Rammstein singles chronology
| "Zick Zack" (2022) | "Dicke Titten" (2022) | "Angst" (2022) |

Music video
- "Dicke Titten" on YouTube

= Dicke Titten =

"Dicke Titten" (German for "Big Tits") is a song by German rock band Rammstein. It was released on 27 May 2022 as the third single from the album Zeit, with its music video premiering the same day. A 7-inch vinyl record alongside a CD single were released on 8 July 2022.

== Background ==
At the beginning of May, a German website Hallo 24 published an article with reference to the Mexican fan page Rammexicanos, speculating that "Dicke Titten" would be the fourth song from the album Zeit to receive a video. A photo was included in the article as proof, showing the six musicians in traditional Alpine costumes and six women in dirndls. The band itself was still keeping a low profile at this point and only announced on 23 May 2022, two days in advance, on their social media channels that the video would premiere on 25 May 2022 at 18:00 CET.

== Music video ==
Snippets of the video were released as teasers on Rammstein's social media pages on 24 May, with the full video for "Dicke Titten" released on 25 May 2022 at 18:00 CET. The video features the members of Rammstein in an Alpine village, resided largely by women with large breasts. The members of the band, save Till Lindemann, are clothed in traditional lederhosen. Till portrays a blind old man (seemingly in reference to the lyrics of the song) while fellow member Richard Kruspe features as a tailor who secretly cross-dresses in a basement. The video also features a number of innuendo-based humour, with members of the band holding puppies, the women milking cows, and churning butter.

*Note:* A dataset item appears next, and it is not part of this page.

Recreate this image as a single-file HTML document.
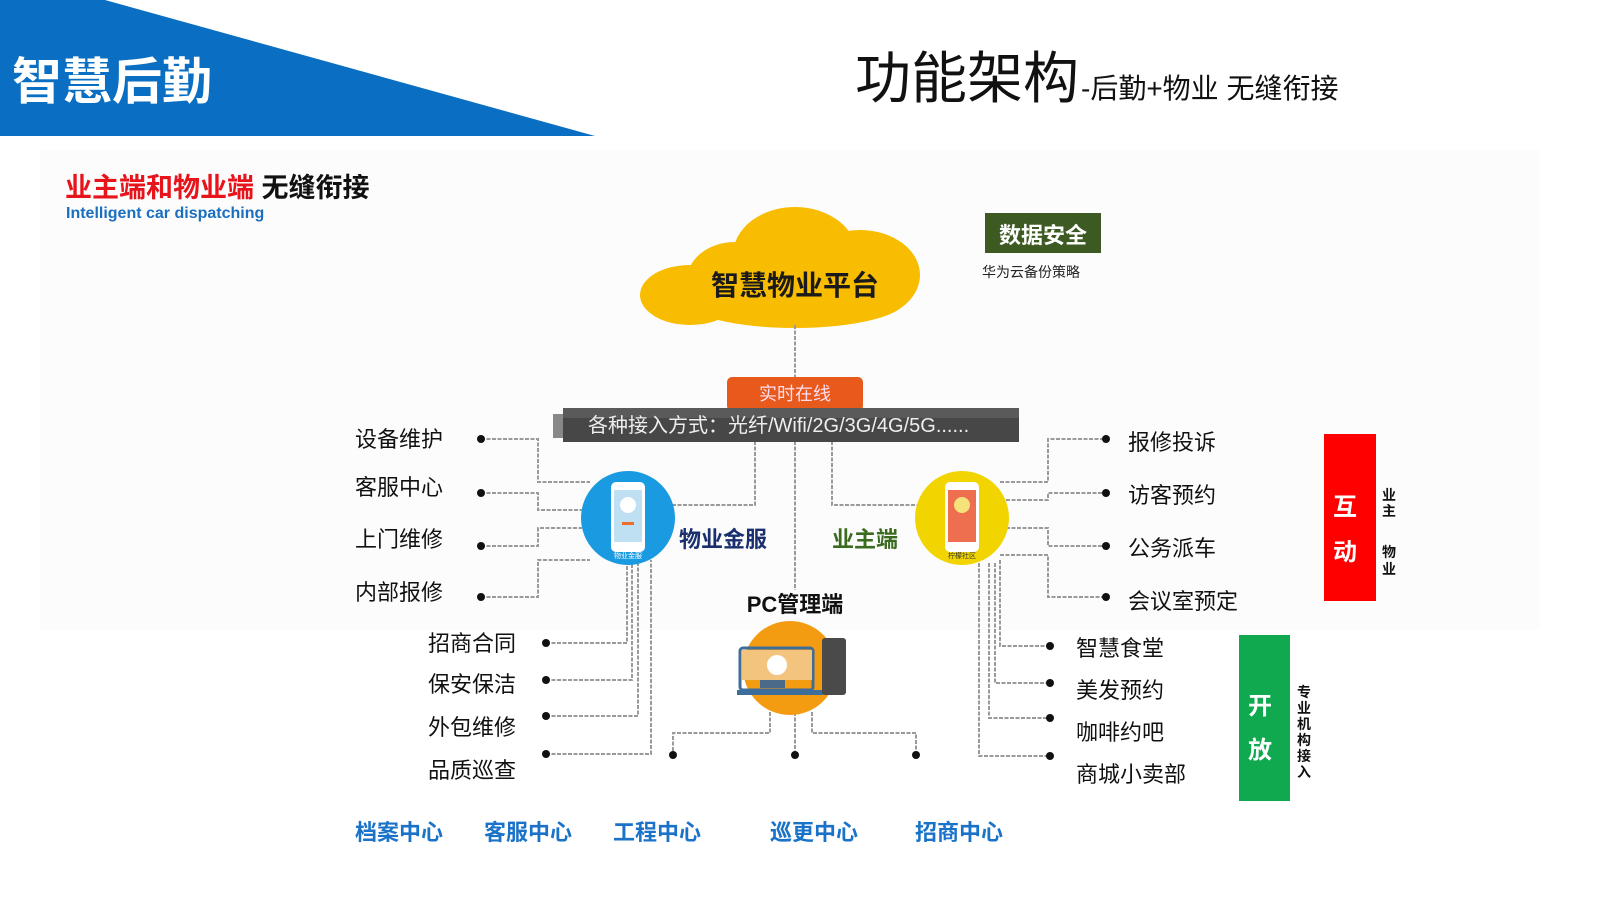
<!DOCTYPE html>
<html><head><meta charset="utf-8"><style>
html,body{margin:0;padding:0;background:#fff;width:1600px;height:900px;overflow:hidden}
svg{display:block}
text{font-family:"Liberation Sans","Noto Sans CJK SC",sans-serif}
</style></head><body>
<svg width="1600" height="900" viewBox="0 0 1600 900">
<rect x="40" y="150" width="1500" height="480" fill="#fcfcfc"/>
<polygon points="0,0 105,0 595,136 0,136" fill="#0a6fc2"/>
<text x="12" y="99" font-size="50" fill="#fff" font-weight="bold">智慧后勤</text>
<text x="855" y="98" font-size="56" fill="#111" font-family="'Noto Serif CJK SC',serif">功能架构<tspan font-size="28" font-family="'Liberation Sans','Noto Sans CJK SC',sans-serif" dx="2">-后勤+物业 无缝衔接</tspan></text>
<text x="65" y="197" font-size="27" font-weight="bold" fill="#e8141b">业主端和物业端 <tspan fill="#111">无缝衔接</tspan></text>
<text x="66" y="218" font-size="16" font-weight="bold" fill="#1a6fc0">Intelligent car dispatching</text>

<g fill="#f8bc00">
<ellipse cx="795" cy="255" rx="62" ry="48"/>
<ellipse cx="735" cy="280" rx="48" ry="38"/>
<ellipse cx="860" cy="275" rx="60" ry="45"/>
<ellipse cx="690" cy="295" rx="50" ry="30"/>
<ellipse cx="795" cy="300" rx="110" ry="28"/>
</g>
<text x="795" y="295" font-size="28" font-weight="bold" text-anchor="middle" fill="#1a1a1a">智慧物业平台</text>
<rect x="985" y="213" width="116" height="40" fill="#3d5a22"/>
<text x="1043" y="243" font-size="22" font-weight="bold" text-anchor="middle" fill="#fff">数据安全</text>
<text x="982" y="277" font-size="14" fill="#222">华为云备份策略</text>

<g fill="none" stroke="#9a9a9a" stroke-width="2" stroke-dasharray="4 1.5">
<line x1="795" y1="325" x2="795" y2="378"/>
<line x1="795" y1="441" x2="795" y2="590"/>
<polyline points="755,441 755,505 672,505"/>
<polyline points="832,441 832,505 918,505"/>
<polyline points="481,439 538,439 538,482 590,482"/>
<polyline points="481,493 538,493 538,510 582,510"/>
<polyline points="481,546 538,546 538,528 582,528"/>
<polyline points="481,597 538,597 538,560 590,560"/>
<polyline points="546,643 627,643 627,560"/>
<polyline points="546,680 632,680 632,563"/>
<polyline points="546,716 638,716 638,563"/>
<polyline points="546,754 651,754 651,560"/>
<polyline points="770,712 770,733 673,733 673,755"/>
<line x1="795" y1="712" x2="795" y2="755"/>
<polyline points="812,712 812,733 916,733 916,755"/>
<polyline points="1000,482 1048,482 1048,439 1106,439"/>
<polyline points="1006,500 1048,500 1048,493 1106,493"/>
<polyline points="1006,528 1048,528 1048,546 1106,546"/>
<polyline points="1000,555 1048,555 1048,597 1106,597"/>
<polyline points="1000,560 1000,646 1050,646"/>
<polyline points="995,563 995,683 1050,683"/>
<polyline points="989,563 989,718 1050,718"/>
<polyline points="979,563 979,756 1050,756"/>
</g>
<g fill="#111">
<circle cx="481" cy="439" r="4"/><circle cx="481" cy="493" r="4"/><circle cx="481" cy="546" r="4"/><circle cx="481" cy="597" r="4"/>
<circle cx="546" cy="643" r="4"/><circle cx="546" cy="680" r="4"/><circle cx="546" cy="716" r="4"/><circle cx="546" cy="754" r="4"/>
<circle cx="673" cy="755" r="4"/><circle cx="795" cy="755" r="4"/><circle cx="916" cy="755" r="4"/>
<circle cx="1106" cy="439" r="4"/><circle cx="1106" cy="493" r="4"/><circle cx="1106" cy="546" r="4"/><circle cx="1106" cy="597" r="4"/>
<circle cx="1050" cy="646" r="4"/><circle cx="1050" cy="683" r="4"/><circle cx="1050" cy="718" r="4"/><circle cx="1050" cy="756" r="4"/>
</g>

<rect x="727" y="377" width="136" height="34" rx="5" fill="#e85a1c"/>
<text x="795" y="400" font-size="18" text-anchor="middle" fill="#fde">实时在线</text>
<rect x="553" y="414" width="14" height="24" fill="#888"/>
<rect x="563" y="408" width="456" height="34" fill="#474747"/>
<rect x="563" y="408" width="456" height="10" fill="#5a5a5a"/>
<text x="588" y="432" font-size="20" fill="#eee">各种接入方式：光纤/Wifi/2G/3G/4G/5G......</text>

<circle cx="628" cy="518" r="47" fill="#1a9ae0"/>
<rect x="611" y="482" width="34" height="70" rx="5" fill="#fff"/>
<rect x="614" y="490" width="28" height="52" fill="#bfe0f2"/>
<circle cx="628" cy="505" r="8" fill="#fff"/><rect x="622" y="522" width="12" height="3" fill="#e8702a"/>
<text x="628" y="558" font-size="7" text-anchor="middle" fill="#fff">物业金服</text>
<circle cx="962" cy="518" r="47" fill="#f2d500"/>
<rect x="945" y="482" width="34" height="70" rx="5" fill="#fff"/>
<rect x="948" y="490" width="28" height="52" fill="#ee6e50"/>
<circle cx="962" cy="505" r="8" fill="#f6e27a"/>
<text x="962" y="558" font-size="7" text-anchor="middle" fill="#333">柠檬社区</text>
<text x="679" y="547" font-size="22" font-weight="bold" fill="#1a2f6e">物业金服</text>
<text x="832" y="547" font-size="22" font-weight="bold" fill="#3b6b1f">业主端</text>

<text x="795" y="612" font-size="22" font-weight="bold" text-anchor="middle" fill="#111">PC管理端</text>
<circle cx="790" cy="668" r="47" fill="#f39c12"/>
<rect x="760" y="678" width="25" height="10" fill="#4b6a8a"/>
<rect x="740" y="648" width="73" height="42" rx="3" fill="none" stroke="#3d6d9a" stroke-width="3"/>
<rect x="742" y="650" width="70" height="30" fill="#f3c47e"/>
<circle cx="777" cy="665" r="10" fill="#fff"/>
<rect x="737" y="690" width="86" height="5" fill="#3d6d9a"/>
<rect x="822" y="638" width="24" height="57" rx="3" fill="#4a4a4a"/>

<g font-size="22" fill="#111">
<text x="355" y="447">设备维护</text><text x="355" y="495">客服中心</text><text x="355" y="547">上门维修</text><text x="355" y="600">内部报修</text>
<text x="428" y="651">招商合同</text><text x="428" y="692">保安保洁</text><text x="428" y="735">外包维修</text><text x="428" y="778">品质巡查</text>
<text x="1128" y="450">报修投诉</text><text x="1128" y="503">访客预约</text><text x="1128" y="556">公务派车</text><text x="1128" y="609">会议室预定</text>
<text x="1076" y="656">智慧食堂</text><text x="1076" y="698">美发预约</text><text x="1076" y="740">咖啡约吧</text><text x="1076" y="782">商城小卖部</text>
</g>

<rect x="1324" y="434" width="52" height="167" fill="#f00"/>
<text x="1345" y="515" font-size="24" font-weight="bold" fill="#fff" text-anchor="middle">互</text>
<text x="1345" y="560" font-size="24" font-weight="bold" fill="#fff" text-anchor="middle">动</text>
<g font-size="14" font-weight="bold" fill="#111" text-anchor="middle">
<text x="1389" y="500">业</text><text x="1389" y="516">主</text>
<text x="1389" y="557">物</text><text x="1389" y="574">业</text>
<text x="1304" y="697">专</text><text x="1304" y="713">业</text><text x="1304" y="729">机</text><text x="1304" y="745">构</text><text x="1304" y="761">接</text><text x="1304" y="777">入</text>
</g>
<rect x="1239" y="635" width="51" height="166" fill="#11a94f"/>
<text x="1260" y="714" font-size="24" font-weight="bold" fill="#fff" text-anchor="middle">开</text>
<text x="1260" y="758" font-size="24" font-weight="bold" fill="#fff" text-anchor="middle">放</text>

<g font-size="22" font-weight="bold" fill="#1a73c8">
<text x="355" y="840">档案中心</text><text x="484" y="840">客服中心</text><text x="613" y="840">工程中心</text><text x="770" y="840">巡更中心</text><text x="915" y="840">招商中心</text>
</g>
</svg>
</body></html>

At the end of the song, credits are shown as an all-horns score is played by the Sächsische Staatskapelle Dresden.

== Promotion ==

The digital single of "Dicke Titten" was released on 27 May, while the CD and vinyl formats were released on 8 July.

== Reception ==
The US online magazine Loudwire gave a positive review of the song, making the following comments: "The intro of the original 'Big Tits' [...] features an upbeat melody played by a horn section before it explodes into the industrial mayhem we all know [...] Rammstein for." In a review of Zeit, Ferdinand Meyen from Bayerischer Rundfunk wrote that the song with "its catchy chorus, carried by a 'Lebt denn der alte Holzmichl noch' brass music beat" is a "highlight of the record".

== Track listing ==

"Dicke Titten" track listing
| No. | Title | Length |
|---|---|---|
| 1. | "Dicke Titten" | 3:38 |
| 2. | "Dicke Titten" (LaBrassBanda Version) | 3:15 |

== Charts ==

Chart performance for "Dicke Titten"
| Chart (2022–2023) | Peak position |
|---|---|
| Austria (Ö3 Austria Top 40) | 9 |
| Czech Republic Singles Digital (ČNS IFPI) | 49 |
| Germany (GfK) | 12 |
| Hungary (Single Top 40) | 13 |
| Lithuania (AGATA) | 68 |
| Netherlands (Single Tip) | 11 |
| Sweden (Sverigetopplistan) | 65 |
| Switzerland (Schweizer Hitparade) | 27 |

==Certifications==

Certifications for "Dicke Titten"
| Region | Certification | Certified units/sales |
| Austria (IFPI Austria) | Gold | 15,000^{‡} |
^{‡} Sales+streaming figures based on certification alone.